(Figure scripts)
================

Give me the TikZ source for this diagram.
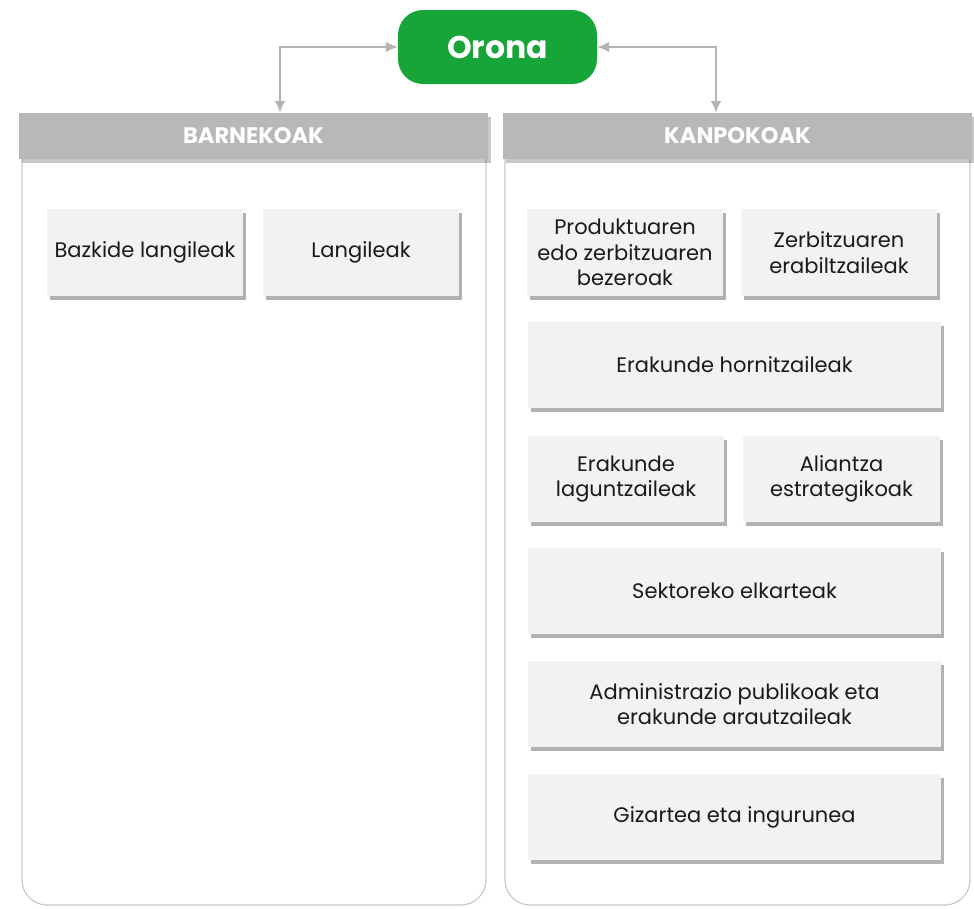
\documentclass[tikz,border=0pt]{standalone}
\usepackage{fontspec}
\setmainfont{Poppins}
\usepackage{tikz}
\usetikzlibrary{positioning,arrows.meta,shadows}
\definecolor{oronagreen}{HTML}{17A53A}
\definecolor{headgray}{HTML}{B8B8B8}
\definecolor{cardgray}{HTML}{F2F2F2}
\definecolor{linegray}{HTML}{B4B4B4}
\definecolor{framegray}{HTML}{C8C8C8}
\definecolor{textblack}{HTML}{1A1A1A}
\tikzset{
  card/.style={fill=cardgray, text=textblack, align=center, inner sep=0pt,
    font=\fontsize{21}{25.5}\selectfont,
    drop shadow={shadow xshift=3pt, shadow yshift=-4pt, opacity=0.3, fill=black}},
  header/.style={fill=headgray, text=white, inner sep=0pt,
    minimum width=469pt, minimum height=46pt,
    font=\fontsize{22.5}{26}\selectfont\bfseries,
    drop shadow={shadow xshift=3pt, shadow yshift=-4pt, opacity=0.22, fill=black}},
  frame/.style={draw=framegray, line width=1.2pt, rounded corners=25pt},
  link/.style={draw=linegray, line width=2.4pt, {Latex[length=12pt,width=11pt]}-{Latex[length=12pt,width=11pt]}}
}

\begin{document}
\begin{tikzpicture}[x=1pt, y=-1pt]
  \useasboundingbox (0,0) rectangle (974,908);
  % frames
  \draw[frame] (22,150) -- (22,905) -- (486,905) -- (486,150);
  \draw[frame] (505,150) -- (505,905) -- (970,905) -- (970,150);
  % headers
  \node[header] (barne) at (253.5,136) {BARNEKOAK};
  \node[header] (kanpo) at (737.5,136) {KANPOKOAK};
  % top node
  \node[fill=oronagreen, text=white, rounded corners=25pt, minimum width=199pt,
    minimum height=74pt, inner sep=0pt, font=\fontsize{31.5}{36}\selectfont\bfseries]
    (orona) at (497.5,47) {Orona};
  \draw[link] (orona.west) -| ([xshift=26.5pt]barne.north);
  \draw[link] (orona.east) -| ([xshift=-21.5pt]kanpo.north);
  % left cards
  \node[card, minimum width=196pt, minimum height=87pt] (bazkide) at (145,252.5) {Bazkide langileak};
  \node[card, minimum width=196pt, minimum height=87pt] (langile) at (361,252.5) {Langileak};
  % right cards
  \node[card, minimum width=196pt, minimum height=87pt] (bezero) at (625,252.5) {Produktuaren\\edo zerbitzuaren\\bezeroak};
  \node[card, minimum width=196pt, minimum height=87pt] (erabil) at (839,252.5) {Zerbitzuaren\\erabiltzaileak};
  \node[card, minimum width=413pt, minimum height=86pt] (horni) at (734.5,365) {Erakunde hornitzaileak};
  \node[card, minimum width=196pt, minimum height=86pt] (lagun) at (626,479) {Erakunde\\laguntzaileak};
  \node[card, minimum width=197pt, minimum height=86pt] (alian) at (841.5,479) {Aliantza\\estrategikoak};
  \node[card, minimum width=413pt, minimum height=86pt] (sektor) at (734.5,591) {Sektoreko elkarteak};
  \node[card, minimum width=413pt, minimum height=86pt] (admin) at (734.5,704) {Administrazio publikoak eta\\erakunde arautzaileak};
  \node[card, minimum width=413pt, minimum height=86pt] (gizarte) at (734.5,817) {Gizartea eta ingurunea};
\end{tikzpicture}
\end{document}
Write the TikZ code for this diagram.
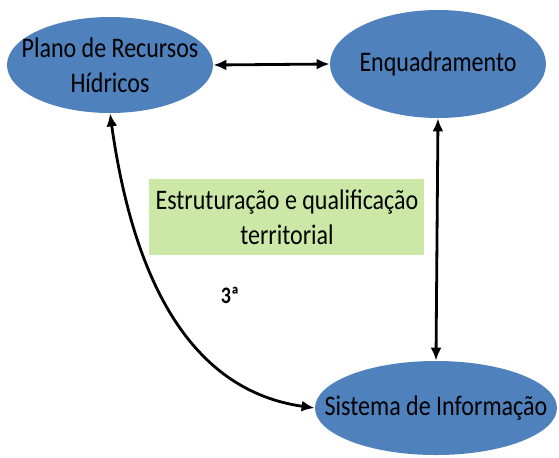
\documentclass[tikz,border=0pt]{standalone}
\usepackage{fontspec}
\setmainfont{Carlito}
\usetikzlibrary{shapes.geometric,arrows.meta}
\definecolor{elipseazul}{RGB}{79,129,189}
\definecolor{verdeclaro}{RGB}{204,232,166}
\tikzset{
	elipse/.style={ellipse, fill=elipseazul, inner sep=0pt},
	rotulo/.style={inner sep=0pt, align=center, yscale=1.18, transform shape, font=\fontsize{12}{15}\selectfont},
	caixa/.style={rectangle, fill=verdeclaro, inner sep=0pt},
	seta/.style={{Latex[length=6.5pt,width=5.5pt]}-{Latex[length=6.5pt,width=5.5pt]}, line width=1.4pt}
}
\begin{document}
\begin{tikzpicture}[x=0.5pt,y=-0.5pt]
				\useasboundingbox (0,0) rectangle (559,457);
				
				\node[elipse, minimum width=103pt, minimum height=48pt] (plano) at (110,65) {};
				\node[elipse, minimum width=108pt, minimum height=54pt] (enq) at (438,64) {};
				\node[elipse, minimum width=121pt, minimum height=47pt] (sis) at (436,408) {};
				\node[caixa, minimum width=137.5pt, minimum height=38pt] (estr) at (287,217) {};
				
				\node[rotulo] (planotxt) at (plano) {Plano de Recursos\\Hídricos};
				\node[rotulo] (enqtxt) at (enq) {Enquadramento};
				\node[rotulo] (sistxt) at (sis) {Sistema de Informação};
				\node[rotulo] (estrtxt) at (estr) {Estruturação e qualificação\\territorial};
				\node[rotulo, font=\fontsize{10}{12}\selectfont\bfseries] (terc) at (230,295) {3ª};
				
				\draw[seta] (plano.east) -- (enq.west);
				\draw[seta] (enq.south) -- (sis.north);
				\draw[seta] (plano.south) to[out=-82,in=172] (sis.west);
			\end{tikzpicture}
\end{document}
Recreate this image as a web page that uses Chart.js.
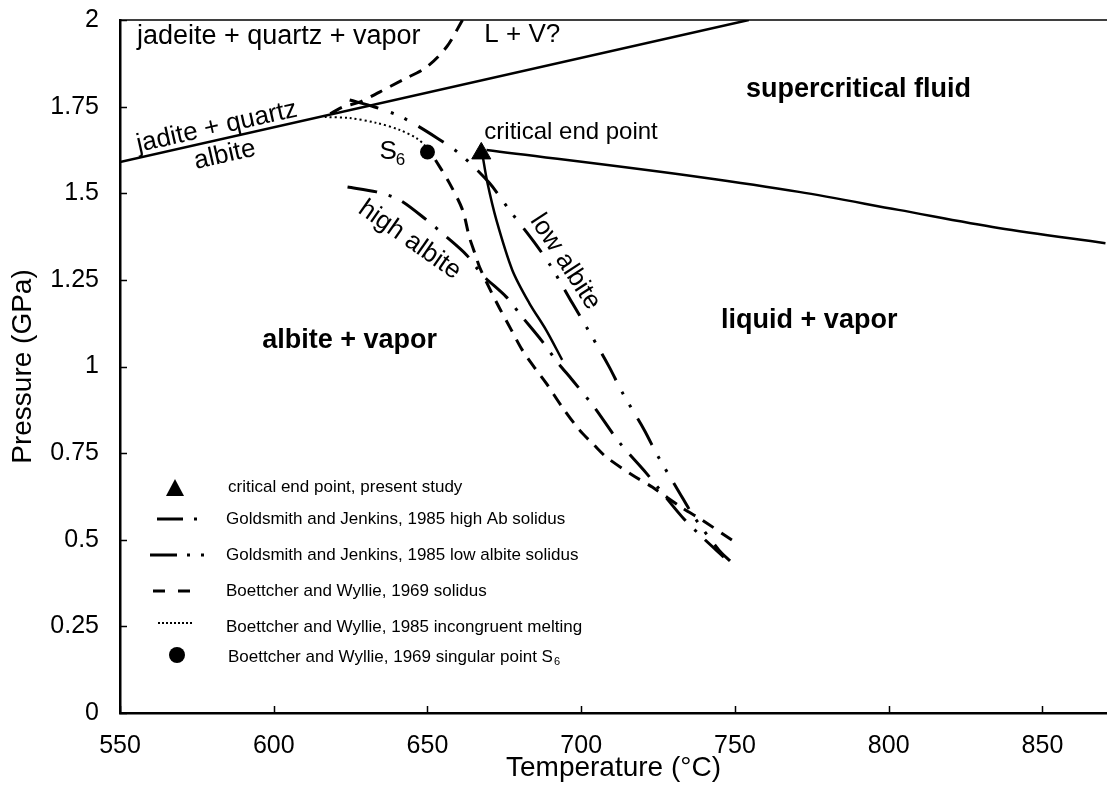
<!DOCTYPE html>
<html lang="en">
<head>
<meta charset="UTF-8" />
<title>Albite melting relations</title>
<script src="https://cdn.jsdelivr.net/npm/chart.js"></script>
<style>
  html, body { margin: 0; padding: 0; background: #fff; overflow: hidden; width: 1107px; height: 785px; }
  canvas { display: block; }
</style>
</head>
<body>
<!-- the frame is open on the right, so the plot runs off the page edge -->
<canvas id="chart" width="1119" height="785"></canvas>
<script>
// [temperature °C, pressure GPa]
const jdQzAb = [[550, 1.59], [754.5, 2.0]];
const bwSolidusUpper = [[661.4, 2.0], [656.2, 1.922], [649.7, 1.864], [641.9, 1.827], [634.4, 1.792], [627.9, 1.763], [622.4, 1.749], [616.6, 1.72]];
const bwSolidusLower = [[652.6, 1.596], [657.1, 1.53], [661.4, 1.452], [663.6, 1.374], [665.6, 1.322], [666.9, 1.288], [670.1, 1.227], [673.4, 1.169], [677.3, 1.105], [680.8, 1.048], [685.4, 0.99], [688.6, 0.952], [693.8, 0.883], [699.4, 0.817], [704.2, 0.773], [708.1, 0.739], [716.6, 0.687], [723.1, 0.652], [732.8, 0.592], [739.3, 0.557], [749.0, 0.499]];
const bwIncongruent = [[616.6, 1.72], [624.7, 1.717], [633.4, 1.703], [640.9, 1.683], [646.4, 1.659], [649.0, 1.639], [650.0, 1.619]];
const gjHighAb = [[624.0, 1.518], [633.4, 1.504], [640.9, 1.481], [649.7, 1.423], [656.2, 1.374], [662.7, 1.322], [667.9, 1.264], [675.6, 1.201], [680.8, 1.143], [687.0, 1.076], [692.2, 1.013], [697.1, 0.961], [704.2, 0.883], [712.3, 0.782], [721.1, 0.693], [732.8, 0.566], [739.3, 0.508], [746.4, 0.45]];
const gjLowAb = [[624.7, 1.769], [632.8, 1.749], [641.6, 1.72], [653.2, 1.659], [661.0, 1.61], [670.1, 1.53], [676.6, 1.452], [684.7, 1.359], [690.3, 1.287], [697.1, 1.183], [701.9, 1.111], [709.1, 0.999], [713.3, 0.926], [720.5, 0.817], [724.7, 0.745], [731.8, 0.638], [736.7, 0.566], [744.8, 0.47], [748.4, 0.439]];
const critSolidus = [[667.9, 1.61], [669.5, 1.53], [672.4, 1.423], [677.6, 1.278], [683.1, 1.183], [688.6, 1.105], [693.8, 1.019]];
const critCurve = [[669.2, 1.625], [738.3, 1.547], [770.8, 1.504], [803.2, 1.452], [835.7, 1.4], [870.5, 1.356]];
const critEndPoint = [[667.5, 1.615]];
const singularS6 = [[650.0, 1.619]];

const legendLabels = [
  'critical end point, present study',
  'Goldsmith and Jenkins, 1985 high Ab solidus',
  'Goldsmith and Jenkins, 1985 low albite solidus',
  'Boettcher and Wyllie, 1969 solidus',
  'Boettcher and Wyllie, 1985 incongruent melting',
  'Boettcher and Wyllie, 1969 singular point S'
];

const FONT = '"Liberation Sans", Arial, Helvetica, sans-serif';
const pts = arr => arr.map(([x, y]) => ({ x, y }));

function curve(data, dash, width, tension) {
  return {
    data: pts(data),
    showLine: true,
    borderColor: '#000',
    borderWidth: width,
    borderDash: dash,
    borderCapStyle: 'butt',
    pointRadius: 0,
    tension: tension === undefined ? 0.3 : tension,
    fill: false
  };
}

// region names, boundary labels, inward ticks, top frame and the key
const decorations = {
  id: 'decorations',
  afterDatasetsDraw(chart) {
    const { ctx, chartArea: a, scales: { x, y } } = chart;
    ctx.save();
    ctx.fillStyle = '#000';
    ctx.strokeStyle = '#000';

    // frame top + inward tick marks
    ctx.lineWidth = 1.5;
    ctx.beginPath();
    ctx.moveTo(a.left, a.top);
    ctx.lineTo(a.right, a.top);
    x.ticks.forEach(t => {
      const px = Math.round(x.getPixelForValue(t.value)) + 0.5;
      ctx.moveTo(px, a.bottom);
      ctx.lineTo(px, a.bottom - 7);
    });
    y.ticks.forEach(t => {
      const py = Math.round(y.getPixelForValue(t.value)) + 0.5;
      ctx.moveTo(a.left, py);
      ctx.lineTo(a.left + 7, py);
    });
    ctx.stroke();

    const text = (s, t, p, font, align, angle) => {
      ctx.save();
      ctx.font = font;
      ctx.textAlign = align;
      ctx.textBaseline = 'middle';
      ctx.translate(x.getPixelForValue(t), y.getPixelForValue(p));
      if (angle) ctx.rotate(angle * Math.PI / 180);
      ctx.fillText(s, 0, 0);
      ctx.restore();
    };
    const reg = '26px ' + FONT;
    const bold = 'bold 27px ' + FONT;
    text('jadeite + quartz + vapor', 555.5, 1.951, '27px ' + FONT, 'left');
    text('L + V?', 668.5, 1.957, reg, 'left');
    text('critical end point', 668.5, 1.677, '24px ' + FONT, 'left');
    text('supercritical fluid', 753.6, 1.798, bold, 'left');
    text('liquid + vapor', 745.5, 1.134, bold, 'left');
    text('albite + vapor', 624.7, 1.074, bold, 'center');
    text('jadite + quartz', 581.5, 1.691, reg, 'center', -12.7);
    text('albite', 584.1, 1.61, reg, 'center', -12.7);
    text('high albite', 644.2, 1.365, reg, 'center', 35);
    text('low albite', 694.8, 1.302, reg, 'center', 57);
    text('S', 634.4, 1.619, reg, 'left');
    text('6', 639.7, 1.595, '17px ' + FONT, 'left');

    // key
    const rows = [487, 519, 555, 591, 627, 657];
    ctx.font = '17px ' + FONT;
    ctx.textAlign = 'left';
    ctx.textBaseline = 'middle';
    legendLabels.forEach((s, i) => {
      const tx = (i === 0 || i === 5) ? 228 : 226;
      ctx.fillText(s, tx, rows[i]);
      if (i === 5) {
        const w = ctx.measureText(s).width;
        ctx.font = '11px ' + FONT;
        ctx.fillText('6', tx + w + 1, rows[i] + 5);
        ctx.font = '17px ' + FONT;
      }
    });
    // key symbols
    ctx.beginPath();
    ctx.moveTo(175, 479);
    ctx.lineTo(184, 496);
    ctx.lineTo(166, 496);
    ctx.closePath();
    ctx.fill();
    ctx.beginPath();
    ctx.arc(177, 655, 8, 0, Math.PI * 2);
    ctx.fill();
    const keyLine = (x0, x1, yy, dash, w) => {
      ctx.lineWidth = w;
      ctx.setLineDash(dash);
      ctx.beginPath();
      ctx.moveTo(x0, yy);
      ctx.lineTo(x1, yy);
      ctx.stroke();
    };
    keyLine(157, 199, 519, [26, 11, 3, 100], 3);
    keyLine(150, 205, 555, [27, 10, 3, 11, 3, 100], 3);
    keyLine(153, 190, 591, [12, 13], 3);
    keyLine(158, 192, 623, [2, 2], 2);
    ctx.restore();
  }
};

const axisFont = { family: FONT, size: 25 };
const titleFont = { family: FONT, size: 28 };

const crit = curve(critCurve, [], 2.5);
crit.cubicInterpolationMode = 'monotone';

new Chart(document.getElementById('chart'), {
  type: 'scatter',
  data: {
    datasets: [
      curve(jdQzAb, [], 2.5, 0),
      crit,
      curve(critSolidus, [], 2.5),
      curve(bwSolidusUpper, [13, 9], 3),
      curve(bwSolidusLower, [13, 9], 3),
      curve(bwIncongruent, [2, 3], 2),
      curve(gjHighAb, [30, 12, 3, 12], 3),
      curve(gjLowAb, [30, 13, 3, 12, 3, 13], 3),
      {
        data: pts(critEndPoint),
        pointStyle: 'triangle',
        pointRadius: 11,
        backgroundColor: '#000',
        borderColor: '#000',
        borderWidth: 1
      },
      {
        data: pts(singularS6),
        pointStyle: 'circle',
        pointRadius: 7.5,
        backgroundColor: '#000',
        borderColor: '#000',
        borderWidth: 0
      }
    ]
  },
  options: {
    responsive: false,
    animation: false,
    layout: { padding: { top: 20, right: 0, left: 0, bottom: 0 } },
    plugins: { legend: { display: false }, tooltip: { enabled: false } },
    scales: {
      x: {
        type: 'linear',
        min: 550,
        max: 871,
        grid: { display: false, drawTicks: false, tickLength: 0 },
        border: { display: true, color: '#000', width: 2.5 },
        ticks: {
          stepSize: 50,
          includeBounds: false,
          autoSkip: false,
          maxRotation: 0,
          padding: 18,
          color: '#000',
          font: axisFont,
          callback: v => String(v)
        },
        title: {
          display: true,
          text: 'Temperature (°C)',
          color: '#000',
          font: titleFont,
          padding: { top: 0, bottom: 0 }
        },
        afterFit: s => {
          s.height = 72;
          s.paddingLeft = 0;
          s.paddingRight = 0;
        }
      },
      y: {
        min: 0,
        max: 2,
        grid: { display: false, drawTicks: false, tickLength: 0 },
        border: { display: true, color: '#000', width: 2.5 },
        ticks: {
          stepSize: 0.25,
          autoSkip: false,
          padding: 21,
          color: '#000',
          font: axisFont,
          callback: v => String(v)
        },
        title: {
          display: true,
          text: 'Pressure (GPa)',
          color: '#000',
          font: titleFont,
          padding: { top: 6, bottom: 0 }
        },
        afterFit: s => {
          s.width = 120;
          s.paddingTop = 0;
          s.paddingBottom = 0;
        }
      }
    }
  },
  plugins: [decorations]
});
</script>
</body>
</html>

================

Return each line that includes "page".

Recreate this image as a web page that uses Chart.js.
<!-- the frame is open on the right, so the plot runs off the page edge -->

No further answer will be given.